A new, exciting chapter is opening for the U.S.-Korea relationship, as we prepare to begin negotiations soon with the aim of concluding a Free Trade Agreement (FTA) by April 2007. This FTA will be one of the largest and most significant in the world.

Given the size and complexity of our bilateral economic relationship, this negotiation will be a monumental undertaking. We also face time constraints in light of the July 2007 expiration of the U.S. law that creates the special procedures for implementing free trade agreements.

Nevertheless, this is a challenge our two countries must take on, for the overwhelming benefits of a U.S.-Korea FTA justify the effort. The latest Korean Government research predicts that a U.S.-Korea FTA would increase Korea's real GDP by as much as 2%, boost exports to the United States by 15%, and raise manufacturing employment by 6.5%.

An FTA between our two countries also stands to have a profoundly positive impact on foreign investment in Korea, which can provide Korea with more advanced jobs, technology transfer, and introduction of new, internationally-proven management practices that eventually benefit all firms in the market. All previous American FTA partners have witnessed a significant increase in U.S. direct investment. For example, U.S. investment in Mexico jumped from $4.4 billion pre-NAFTA to $13.2 billion after NAFTA. Our Asia-Pacific FTA partners Singapore and Australia also experienced increased exports to the United States and increased inward foreign investment.
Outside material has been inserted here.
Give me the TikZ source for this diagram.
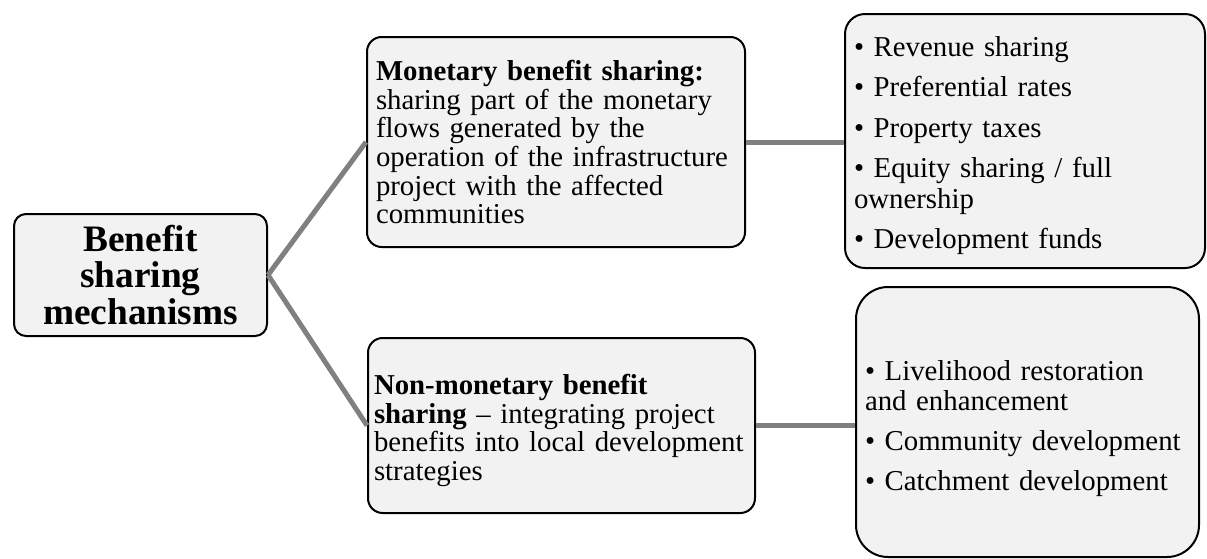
\documentclass[tikz,border=0pt]{standalone}
\usepackage{fontspec}
\setmainfont{Liberation Serif}

\begin{document}
\begin{tikzpicture}[x=0.75pt,y=0.75pt,yscale=-1,xscale=1,
  box/.style={draw=black, fill={rgb, 255:red, 242; green, 242; blue, 242 }, line width=1.5pt,
    inner xsep=6.75pt, inner ysep=0pt, align=left, font=\fontsize{21.6}{21.5}\selectfont,
    execute at begin node={\hyphenpenalty=10000\relax}},
  link/.style={draw={rgb, 255:red, 128; green, 128; blue, 128 }, line width=3.75pt}]
\useasboundingbox (0,0) rectangle (1207,558);

%Shape: Rounded Rect [id:root]
\node [box, align=center, text width=176.25pt, minimum height=91.5pt, rounded corners=9pt,
  font=\fontsize{28}{27.5}\selectfont\bfseries] (root) at (140.5,275) {Benefit\\sharing\\mechanisms};
%Shape: Rounded Rect [id:mon]
\node [box, text width=270pt, minimum height=157.5pt, rounded corners=11pt] (mon) at (556,142)
  {\textbf{Monetary benefit sharing:}\\sharing part of the monetary\\flows generated by the\\operation of the infrastructure\\project with the affected\\communities};
%Shape: Rounded Rect [id:monlist]
\node [box, text width=256.5pt, minimum height=190.5pt, rounded corners=15pt,
  font=\fontsize{21.6}{23.25}\selectfont] (monlist) at (1025,141)
  {\rule{0pt}{22.3pt}• Revenue sharing\\[7pt]• Preferential rates\\[7pt]• Property taxes\\[7pt]• Equity sharing / full\\ownership\\[7pt]• Development funds};
%Shape: Rounded Rect [id:non]
\node [box, inner xsep=4.5pt, text width=281.25pt, minimum height=131.25pt, rounded corners=11pt,
  font=\fontsize{21.6}{21.5}\selectfont] (non) at (561.5,425.5)
  {\rule{0pt}{22.4pt}\textbf{Non-monetary benefit}\\\textbf{sharing} – integrating project\\benefits into local development\\strategies};
%Shape: Rounded Rect [id:nonlist]
\node [box, text width=243.75pt, minimum height=202.5pt, rounded corners=24pt,
  font=\fontsize{21.6}{22.5}\selectfont] (nonlist) at (1027.5,422)
  {\rule{0pt}{25.3pt}• Livelihood restoration\\and enhancement\\[7.5pt]• Community development\\[7.5pt]• Catchment development};

%Straight Lines
\draw [link] (root.east) -- (mon.west);
\draw [link] (root.east) -- (non.west);
\draw [link] (mon.east) -- (monlist.west |- mon.east);
\draw [link] (non.east) -- (nonlist.west |- non.east);

\end{tikzpicture}
\end{document}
Finally, the benefits to the Korean consumer must not be overlooked, for they will be the true winners of this deal. As a result of the FTA, the prices Korean consumers pay for their daily purchases will fall. As one example, Koreans -- whose food bill as a percentage of income is higher than for citizens of almost all other OECD members -- will enjoy lower food prices and a greater selection of fruits and vegetables. Money saved on food can be invested in education, leisure, and cutting-edge IT services -- exactly the type of sectors that need to grow to provide future generations with well-paying jobs. The FTA, in other words, will improve the lives of the vast majority of Koreans and assist in Korea's ongoing economic modernization.

I hope the decision to move forward with U.S.-Korea FTA negotiations also finally puts to rest the allegations that U.S.-Korea relations are troubled, or that our alliance is drifting apart. Let me be clear, if that were the case, we would not be taking this step. The United States is enthusiastic about this move to upgrade our relationship precisely because the United States recognizes that Korea is an indispensable ally, a major trading partner with an advanced economy, and a good friend. It is a vote of confidence in the enduring strength of our ties, and a further step in the ongoing modernization of our relationship towards a true partnership of equals. I am very pleased that I will be here to do my part to ensure the negotiations are successful and that we are able to seize this tremendous opportunity.